Hemorrhagic strokes are less common, and they involve bleeding in the brain.
A person may experience a transient ischemic attack (TIA), or a "mini-stroke." These may feature short-term, stroke-like symptoms, and they can serve as a warning sign for a stroke.
The acronym FAST can help a person to remember the most common symptoms of a stroke, which are:
- Face drooping. A stroke can cause numbness or weakness on one side of the face. When a person with this symptom tries to smile, only one side of the mouth may respond.
- Arm weakness. A person having a TIA or stroke may be unable to raise one or both arms above the head and keep them there.
- Speech difficulty. A person may have difficulty speaking, or their words may not make sense.
- Time. If a person has any of these symptoms, seek immediate medical assistance. A stroke is a medical emergency, and receiving urgent treatment can prevent further injury to the brain.

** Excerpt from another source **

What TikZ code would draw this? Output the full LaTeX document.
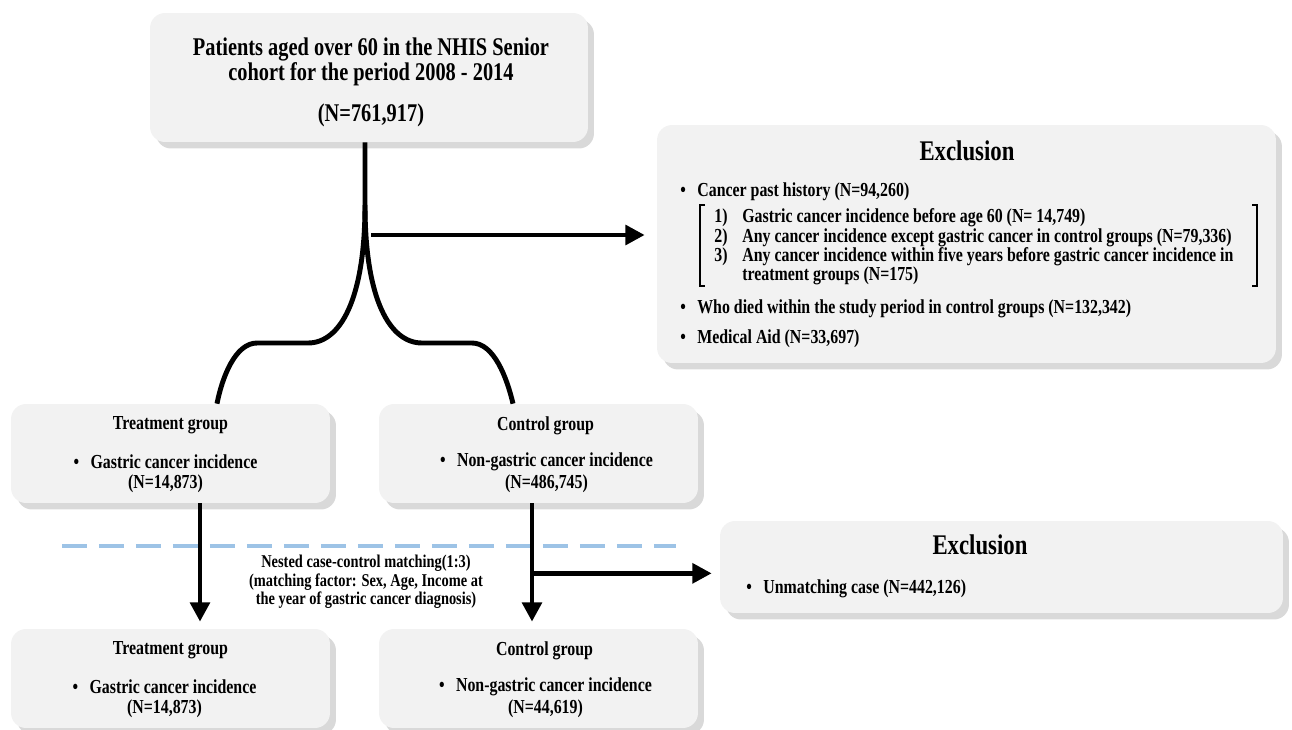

Other symptoms of a stroke include:
- feeling faint
A person having a stroke may show several symptoms or only one, such as one-sided weakness.
A stroke cuts off blood flow to the brain, depriving brain cells of oxygen and nutrients. If a person does not get medical attention quickly, they are at risk of permanent brain damage or death.
Stroke recovery in men
As men tend to be younger than women when they have strokes, their bodies may be better able to recover.
Results of a 2005 study suggest that men who have had strokes may leave the hospital with fewer disabilities than women. In the aftermath of a stroke, men also tended to have higher rates of daily activity.
This may be because men tend to be younger than women when they have strokes. As a result, their bodies may be better able to recover.
Recovery after a stroke depends on many factors. These include:
- the area of the brain affected by the stroke
- the amount of time that oxygen and blood were blocked
- a person's overall health before the stroke
Some people fully recover from a stroke and experience no lasting effects. Others require long-term physical therapy and medications. These may:
What to do if a person is having a stroke
If a person suspects that anyone is having a stroke, they should contact emergency services immediately. People in the U.S. should dial 911.
Identifying and quickly treating a stroke reduces the risk of brain damage or death. Within 3 hours of the onset of a stroke, a doctor can administer a clot-busting medication.
However, a person who suspects that they are having a stroke should not drive.
A stroke is severe, regardless of a person's sex. Men with warning signs such as high blood pressure and a history of smoking have an increased risk.
However, the causes of a stroke can usually be prevented. A person can significantly reduce their risk by avoiding smoking and drinking alcohol, and maintaining an active lifestyle and healthful diet.
Understanding and remembering the FAST acronym can help with recognizing the symptoms of a stroke and ensuring that the person receives urgent treatment.
The sooner a person receives treatment, the more likely they are to recover.